I started collecting Mars Attacks cards literally decades ago now. I loved that subversive cartoon violence and humor inherent to the property. Plus, ya know…Martians and crazy 50s/60s sci-fi tropes and mad excess.

Do you think the absurdity, violence and general aweomeness of something like Warrior Chicken Poyo made you an obvious candidate for this gig?

They certainly both share the same sort of cartoon violence. I’d go a bit further and say that these Mars Attacks comics and Poyo comics are pretty much the 21st Century equivalent of Warner Bros. Road Runner cartoons.

This isn’t the first Mars Attacks from IDW, but they’ve varied up the story, feel, and everything else each time. Is that helpful to let you carve out your own voice, or do you still find yourself staring back at all the research you can find?

I don’t do a lot of research. I have some folks at Topps I use as sounding boards, but I know the property pretty well at this point. It’s more of a case of returning to a world I enjoy and am comfortable in.

I feel like a really underestimated element of mainstream comics is the colors. How hands-on were you in helping to guide the look, and how important do you think it is with a book like Mars Attacks?

I letter the book, like I try to letter all my stuff, but I generally keep my nose out of coloring matters. My philosophy is if the artist is happy with the colors (and the editor,) that’s good enough for me. I’m no kind of coloring expert, and I don’t want to be another chef in the kitchen. I might give a note — literally A NOTE — every issue or two, but I’m pretty hands-off in coloring matters.

Obviously this is a lot more serious take on the property than most of what we’ve seen before. Is that how the series was sold to you, or did you bring that to the table?

Again, it comes to respecting the characters and the world. The concept, humans living in a world occupied by a Martian invasion force, is fundamentally less humorous than the previous mini-series, which focused more on outrageous mayhem. So I’m just trying to capture the appropriate tone. Which is not to say Mars Attacks: Occupation is dark… but it is slighty darkER than the previous minis. It’s still, for the most part, rollicking fun sci-fi adventure — with a hearty dose of ultra-violence!

What’s your elevator pitch on this story for those who don’t know anything yet?

This mini is Gladiator meets Rocky, set in a Mars Attacks dystopia!

Can you tell us a little bit about Ruby Johnson?
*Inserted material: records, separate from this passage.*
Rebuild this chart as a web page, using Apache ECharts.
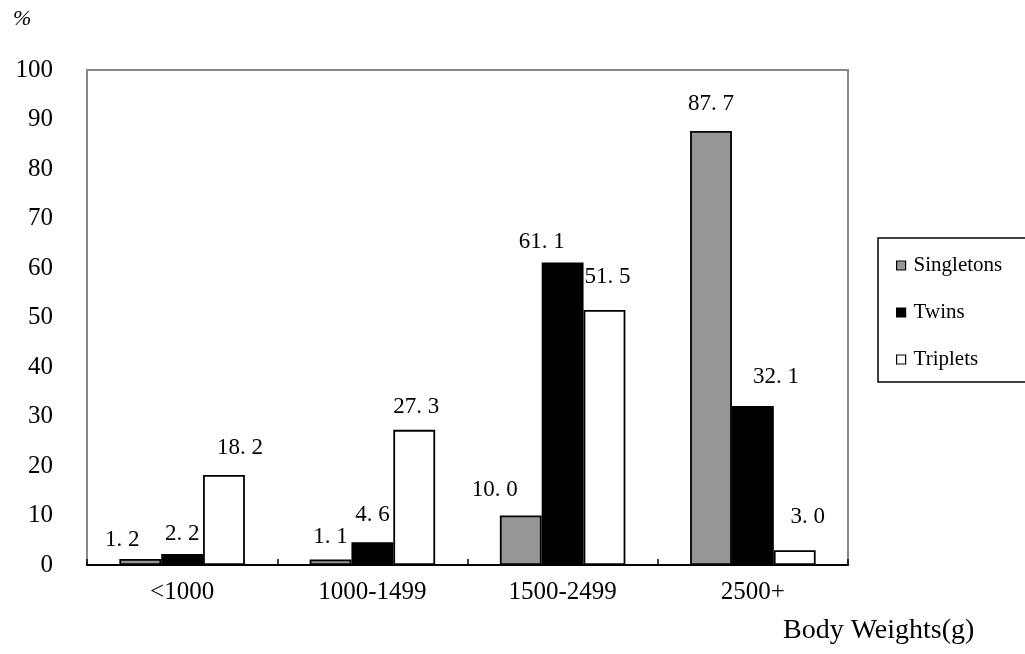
<!DOCTYPE html>
<html>
<head>
<meta charset="utf-8">
<script src="https://cdn.jsdelivr.net/npm/echarts@6/dist/echarts.min.js"></script>
<style>
  html, body { margin: 0; padding: 0; background: #fff; }
  #chart { width: 1025px; height: 654px; }
</style>
</head>
<body>
<div id="chart"></div>
<script>
// Birth weight distribution (%) by plurality
const categories = ['<1000', '1000-1499', '1500-2499', '2500+'];
const seriesNames = ['Singletons', 'Twins', 'Triplets'];
const singletons = [1.2, 1.1, 10.0, 87.7];
const twins = [2.2, 4.6, 61.1, 32.1];
const triplets = [18.2, 27.3, 51.5, 3.0];
const yMin = 0, yMax = 100, yStep = 10;

// Hand-placed nudges [dx, dy] for value labels so crowded ones don't collide
const labelNudges = [
  [[-18, 3], [0, 0], [-26, -3], [0, -4]],
  [[0, 2], [0, -5], [-21, 2], [23, -7]],
  [[16, -4], [2, 0], [3, -11], [13, -11]]
];

const FONT = '"Liberation Serif", "Times New Roman", serif';
const fills = ['#969696', '#000000', '#ffffff'];
const values = [singletons, twins, triplets];

const chart = echarts.init(document.getElementById('chart'), null, { renderer: 'canvas' });

const series = seriesNames.map((name, i) => ({
  name,
  type: 'bar',
  data: values[i].map((v, j) => ({
    value: v,
    label: { offset: labelNudges[i][j] }
  })),
  barGap: '0%',
  barCategoryGap: '34%',
  itemStyle: { color: fills[i], borderColor: '#000', borderWidth: 1.8 },
  label: {
    show: true,
    position: 'top',
    distance: 11,
    color: '#000',
    fontFamily: FONT,
    fontSize: 23,
    formatter: p => p.value.toFixed(1).replace('.', '. ')
  }
}));

chart.setOption({
  animation: false,
  backgroundColor: '#fff',
  grid: {
    left: 87, right: 177, top: 70, bottom: 89,
    show: true, borderColor: '#888', borderWidth: 2, backgroundColor: 'transparent'
  },
  legend: {
    orient: 'vertical',
    left: 878, top: 238,
    padding: [17, 40, 12, 18],
    itemGap: 26,
    itemWidth: 9, itemHeight: 9,
    icon: 'rect',
    borderColor: '#000', borderWidth: 1.5,
    backgroundColor: '#fff',
    itemStyle: { borderColor: '#000', borderWidth: 1.2 },
    textStyle: { fontFamily: FONT, fontSize: 21, color: '#000', padding: [0, 0, 0, 3] },
    data: seriesNames
  },
  xAxis: {
    type: 'category',
    data: categories,
    axisLine: { lineStyle: { color: '#000', width: 2 } },
    axisTick: { show: true, inside: true, length: 6, alignWithLabel: false, interval: 0, lineStyle: { color: '#000', width: 1.5 } },
    axisLabel: { color: '#000', fontFamily: FONT, fontSize: 25, margin: 15, interval: 0 },
    splitLine: { show: false }
  },
  yAxis: {
    type: 'value',
    min: yMin, max: yMax, interval: yStep,
    axisLine: { show: false },
    axisTick: { show: false },
    splitLine: { show: false },
    axisLabel: { color: '#000', fontFamily: FONT, fontSize: 25, margin: 34 }
  },
  graphic: [
    {
      type: 'text', left: 13, top: 8,
      style: { text: '%', fontFamily: FONT, fontStyle: 'italic', fontSize: 22, fill: '#000' }
    },
    {
      type: 'text', left: 783, top: 617,
      style: { text: 'Body Weights(g)', fontFamily: FONT, fontSize: 28, fill: '#000' }
    }
  ],
  series
});
</script>
</body>
</html>
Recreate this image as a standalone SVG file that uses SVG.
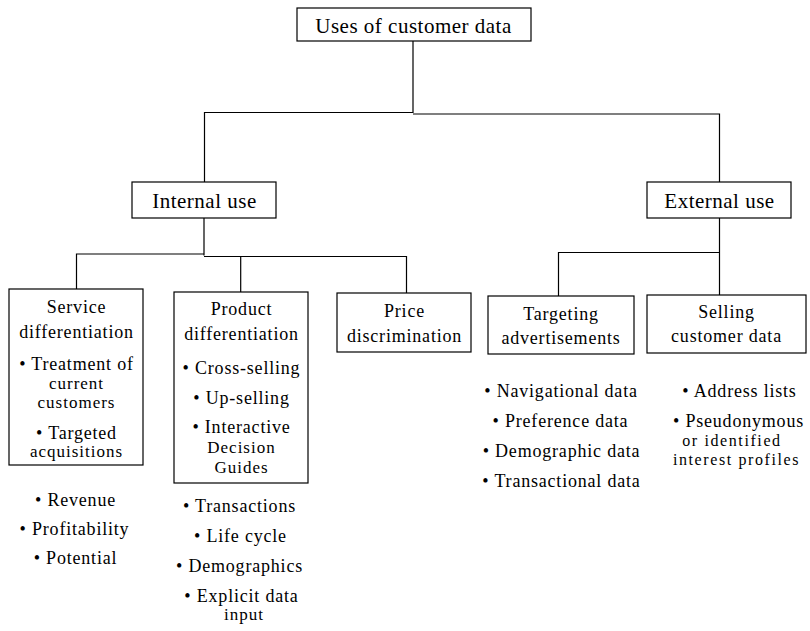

Ruby Johnson, the protagonist of the series, is the daughter of champion prizefighter Diamond Jerry Johnson, who gave his life during the earliest part of the Martian invasion. Fed up in this world she is trapped in, Ruby fights back, and then ends up not just enslaved— but destined for slaughter for Martian entertainment in their fighting pits. Only Ruby doesn’t die like she’s supposed to… and humanity might have a hero to rally around… assuming Ruby continues to survive.